Given problem => Transcribe every line exactly. Leave the pictures behind.

───── Dataset section ─────

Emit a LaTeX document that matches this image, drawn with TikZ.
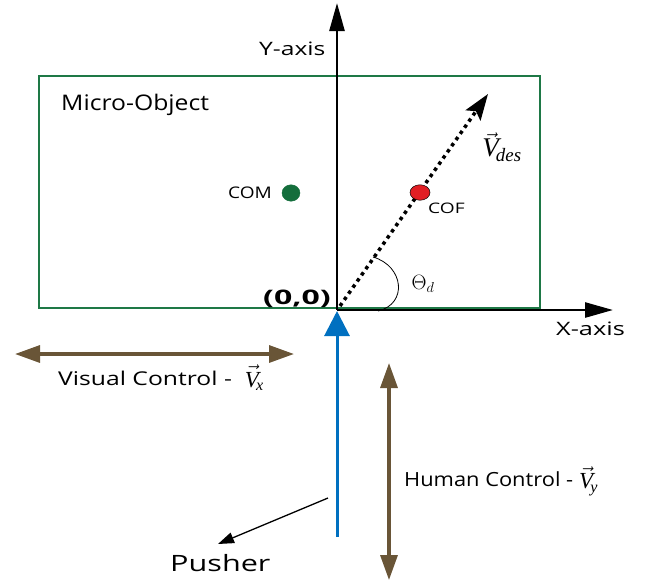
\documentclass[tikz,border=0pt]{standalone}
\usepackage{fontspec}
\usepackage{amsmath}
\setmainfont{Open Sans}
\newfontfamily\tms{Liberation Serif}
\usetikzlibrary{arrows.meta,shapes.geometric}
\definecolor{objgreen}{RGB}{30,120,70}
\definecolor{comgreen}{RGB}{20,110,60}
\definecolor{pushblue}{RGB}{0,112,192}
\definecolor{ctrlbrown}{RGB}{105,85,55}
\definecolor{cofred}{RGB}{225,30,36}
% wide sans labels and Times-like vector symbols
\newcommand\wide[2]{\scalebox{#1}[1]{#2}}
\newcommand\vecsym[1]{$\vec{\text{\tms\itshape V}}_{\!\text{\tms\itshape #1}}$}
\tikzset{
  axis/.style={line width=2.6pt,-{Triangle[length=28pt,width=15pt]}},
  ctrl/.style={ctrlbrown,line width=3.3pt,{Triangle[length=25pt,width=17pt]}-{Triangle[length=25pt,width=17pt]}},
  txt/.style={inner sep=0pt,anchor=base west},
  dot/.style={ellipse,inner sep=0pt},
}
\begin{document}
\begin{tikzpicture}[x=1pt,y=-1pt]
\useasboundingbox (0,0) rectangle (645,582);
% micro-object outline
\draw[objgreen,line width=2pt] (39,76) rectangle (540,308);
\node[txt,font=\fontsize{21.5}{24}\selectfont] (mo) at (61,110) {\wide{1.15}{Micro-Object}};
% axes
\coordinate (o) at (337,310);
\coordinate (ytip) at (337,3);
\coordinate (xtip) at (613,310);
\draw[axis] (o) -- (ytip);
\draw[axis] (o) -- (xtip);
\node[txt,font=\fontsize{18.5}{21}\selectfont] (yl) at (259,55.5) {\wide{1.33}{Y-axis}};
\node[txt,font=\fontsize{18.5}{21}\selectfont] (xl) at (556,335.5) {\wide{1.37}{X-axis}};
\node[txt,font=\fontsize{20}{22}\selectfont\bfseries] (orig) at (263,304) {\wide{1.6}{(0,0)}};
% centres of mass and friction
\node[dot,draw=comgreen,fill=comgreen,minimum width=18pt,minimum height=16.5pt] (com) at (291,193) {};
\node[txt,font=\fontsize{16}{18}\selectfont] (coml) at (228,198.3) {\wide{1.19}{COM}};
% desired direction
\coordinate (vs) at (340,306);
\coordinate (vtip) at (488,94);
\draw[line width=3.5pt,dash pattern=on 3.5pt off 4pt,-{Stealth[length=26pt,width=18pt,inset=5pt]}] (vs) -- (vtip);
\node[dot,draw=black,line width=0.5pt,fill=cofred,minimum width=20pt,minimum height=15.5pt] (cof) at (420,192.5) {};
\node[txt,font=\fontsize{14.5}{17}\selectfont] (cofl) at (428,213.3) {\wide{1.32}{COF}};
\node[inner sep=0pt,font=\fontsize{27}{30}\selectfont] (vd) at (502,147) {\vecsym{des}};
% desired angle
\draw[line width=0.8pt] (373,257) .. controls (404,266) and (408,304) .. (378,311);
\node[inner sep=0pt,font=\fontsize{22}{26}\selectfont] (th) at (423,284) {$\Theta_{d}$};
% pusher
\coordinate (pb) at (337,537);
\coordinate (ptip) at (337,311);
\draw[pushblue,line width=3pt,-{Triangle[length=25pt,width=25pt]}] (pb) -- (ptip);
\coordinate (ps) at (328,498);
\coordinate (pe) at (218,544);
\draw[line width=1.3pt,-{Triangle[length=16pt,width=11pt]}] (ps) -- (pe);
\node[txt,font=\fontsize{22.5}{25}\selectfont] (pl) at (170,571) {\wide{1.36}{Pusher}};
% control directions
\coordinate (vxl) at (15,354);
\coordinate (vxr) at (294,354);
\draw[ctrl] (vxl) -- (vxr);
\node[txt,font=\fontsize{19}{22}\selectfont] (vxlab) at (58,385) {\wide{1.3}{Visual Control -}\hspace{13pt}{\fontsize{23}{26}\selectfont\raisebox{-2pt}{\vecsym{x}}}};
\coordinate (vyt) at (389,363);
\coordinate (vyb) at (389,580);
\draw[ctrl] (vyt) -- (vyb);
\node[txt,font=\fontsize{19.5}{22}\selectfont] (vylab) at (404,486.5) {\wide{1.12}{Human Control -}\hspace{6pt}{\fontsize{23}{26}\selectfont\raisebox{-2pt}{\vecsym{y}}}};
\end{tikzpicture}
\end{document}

─────

The reply =>
Emit a LaTeX document that matches this image, drawn with TikZ.
\documentclass[tikz,border=0pt]{standalone}
\usepackage{fontspec}
\usepackage{amsmath}
\setmainfont{Open Sans}
\newfontfamily\tms{Liberation Serif}
\usetikzlibrary{arrows.meta,shapes.geometric}
\definecolor{objgreen}{RGB}{30,120,70}
\definecolor{comgreen}{RGB}{20,110,60}
\definecolor{pushblue}{RGB}{0,112,192}
\definecolor{ctrlbrown}{RGB}{105,85,55}
\definecolor{cofred}{RGB}{225,30,36}
% wide sans labels and Times-like vector symbols
\newcommand\wide[2]{\scalebox{#1}[1]{#2}}
\newcommand\vecsym[1]{$\vec{\text{\tms\itshape V}}_{\!\text{\tms\itshape #1}}$}
\tikzset{
  axis/.style={line width=2.6pt,-{Triangle[length=28pt,width=15pt]}},
  ctrl/.style={ctrlbrown,line width=3.3pt,{Triangle[length=25pt,width=17pt]}-{Triangle[length=25pt,width=17pt]}},
  txt/.style={inner sep=0pt,anchor=base west},
  dot/.style={ellipse,inner sep=0pt},
}
\begin{document}
\begin{tikzpicture}[x=1pt,y=-1pt]
\useasboundingbox (0,0) rectangle (645,582);
% micro-object outline
\draw[objgreen,line width=2pt] (39,76) rectangle (540,308);
\node[txt,font=\fontsize{21.5}{24}\selectfont] (mo) at (61,110) {\wide{1.15}{Micro-Object}};
% axes
\coordinate (o) at (337,310);
\coordinate (ytip) at (337,3);
\coordinate (xtip) at (613,310);
\draw[axis] (o) -- (ytip);
\draw[axis] (o) -- (xtip);
\node[txt,font=\fontsize{18.5}{21}\selectfont] (yl) at (259,55.5) {\wide{1.33}{Y-axis}};
\node[txt,font=\fontsize{18.5}{21}\selectfont] (xl) at (556,335.5) {\wide{1.37}{X-axis}};
\node[txt,font=\fontsize{20}{22}\selectfont\bfseries] (orig) at (263,304) {\wide{1.6}{(0,0)}};
% centres of mass and friction
\node[dot,draw=comgreen,fill=comgreen,minimum width=18pt,minimum height=16.5pt] (com) at (291,193) {};
\node[txt,font=\fontsize{16}{18}\selectfont] (coml) at (228,198.3) {\wide{1.19}{COM}};
% desired direction
\coordinate (vs) at (340,306);
\coordinate (vtip) at (488,94);
\draw[line width=3.5pt,dash pattern=on 3.5pt off 4pt,-{Stealth[length=26pt,width=18pt,inset=5pt]}] (vs) -- (vtip);
\node[dot,draw=black,line width=0.5pt,fill=cofred,minimum width=20pt,minimum height=15.5pt] (cof) at (420,192.5) {};
\node[txt,font=\fontsize{14.5}{17}\selectfont] (cofl) at (428,213.3) {\wide{1.32}{COF}};
\node[inner sep=0pt,font=\fontsize{27}{30}\selectfont] (vd) at (502,147) {\vecsym{des}};
% desired angle
\draw[line width=0.8pt] (373,257) .. controls (404,266) and (408,304) .. (378,311);
\node[inner sep=0pt,font=\fontsize{22}{26}\selectfont] (th) at (423,284) {$\Theta_{d}$};
% pusher
\coordinate (pb) at (337,537);
\coordinate (ptip) at (337,311);
\draw[pushblue,line width=3pt,-{Triangle[length=25pt,width=25pt]}] (pb) -- (ptip);
\coordinate (ps) at (328,498);
\coordinate (pe) at (218,544);
\draw[line width=1.3pt,-{Triangle[length=16pt,width=11pt]}] (ps) -- (pe);
\node[txt,font=\fontsize{22.5}{25}\selectfont] (pl) at (170,571) {\wide{1.36}{Pusher}};
% control directions
\coordinate (vxl) at (15,354);
\coordinate (vxr) at (294,354);
\draw[ctrl] (vxl) -- (vxr);
\node[txt,font=\fontsize{19}{22}\selectfont] (vxlab) at (58,385) {\wide{1.3}{Visual Control -}\hspace{13pt}{\fontsize{23}{26}\selectfont\raisebox{-2pt}{\vecsym{x}}}};
\coordinate (vyt) at (389,363);
\coordinate (vyb) at (389,580);
\draw[ctrl] (vyt) -- (vyb);
\node[txt,font=\fontsize{19.5}{22}\selectfont] (vylab) at (404,486.5) {\wide{1.12}{Human Control -}\hspace{6pt}{\fontsize{23}{26}\selectfont\raisebox{-2pt}{\vecsym{y}}}};
\end{tikzpicture}
\end{document}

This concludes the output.